Objective data-driven insights into pedestrian decisions, comprehensibility, and perceived safety of autonomous vehicles with varied eHMIs: Evidence from a real-world experiment.

In future traffic environments dominated by highly autonomous vehicles (AVs), pedestrians may face challenges in accurately interpreting AV behavior, thereby potentially increasing the risk of pedestrian-AV interactions. External human-machine interfaces (eHMIs) have been proposed to facilitate communication between AVs and pedestrians; however, comprehensive evaluations using objective data from real-world interactions are limited. This study developed a systematic evaluation framework grounded in the ISO 9241-11 standard, integrating four key indicators: decision accuracy, comprehensibility, decision efficiency, and perceived safety. Objective data were collected through behavioral observation and eye tracking, with decision accuracy, total fixation time, decision time, and the coefficient of variation of pupil diameter as quantitative metrics.
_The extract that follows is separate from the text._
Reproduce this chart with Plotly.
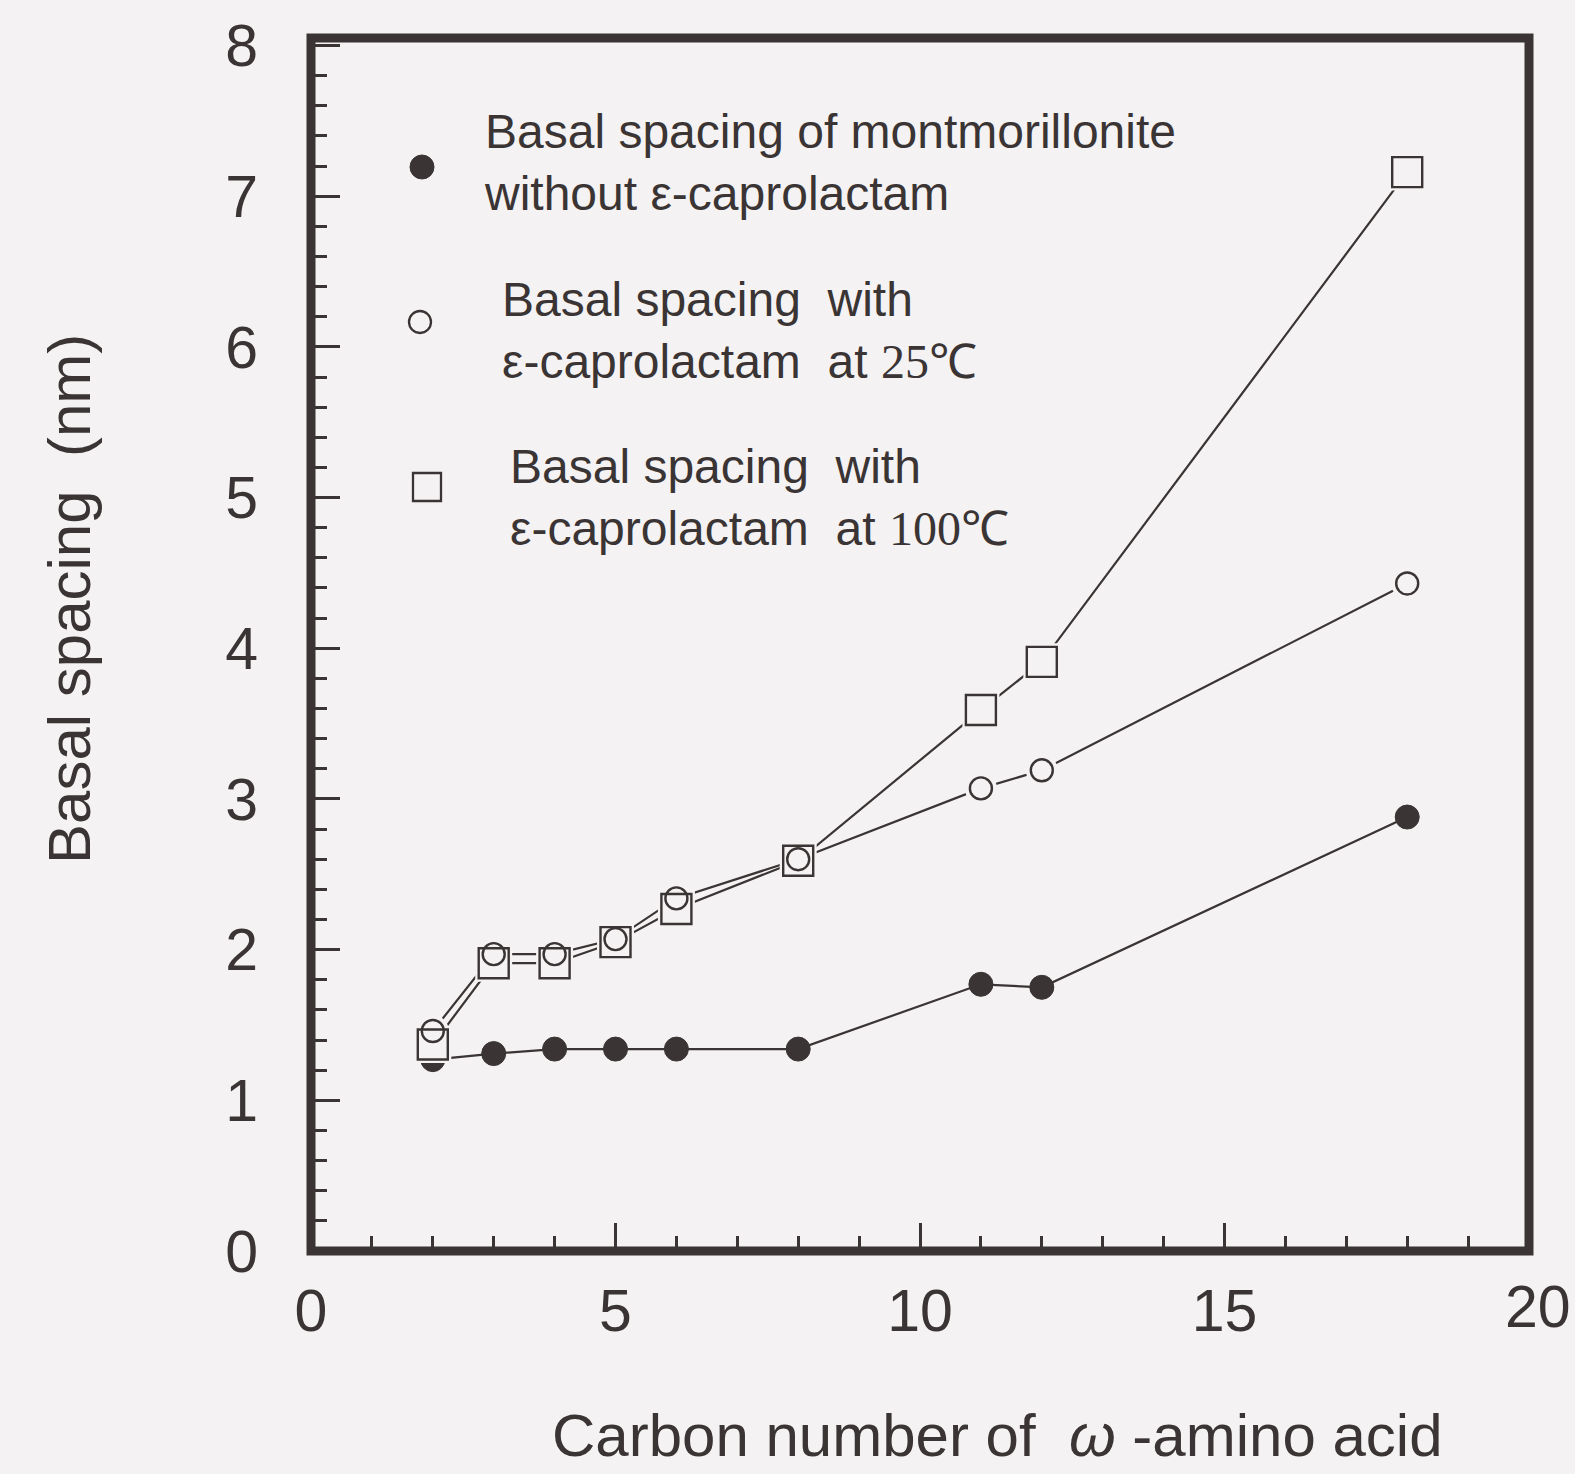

The study examined the effects of eHMI types (light-band, symbol, text), deceleration strategies (gentle, early, aggressive braking, no braking), and yielding behaviors (yielding, non-yielding) on pedestrian decision-making and perceptions. A total of 24 participants were recruited for a real-world crossing interaction experiment. The results showed that eHMIs significantly improved decision accuracy under yielding conditions, while decision accuracy remained high under non-yielding conditions regardless of eHMI type. eHMIs enhanced comprehensibility, with symbol-based and text-based eHMIs performing better than light-band eHMIs. eHMIs also improved pedestrian decision efficiency and perceived safety, with significant differences observed across different eHMI types and yielding behaviors. Furthermore, while deceleration strategies had no significant effect on eHMI comprehensibility or decision efficiency, they played a crucial role in shaping perceived safety. These findings inform the design of eHMIs and deceleration strategies to optimize pedestrian-AV interactions, contributing to safer AV integration in traffic environments.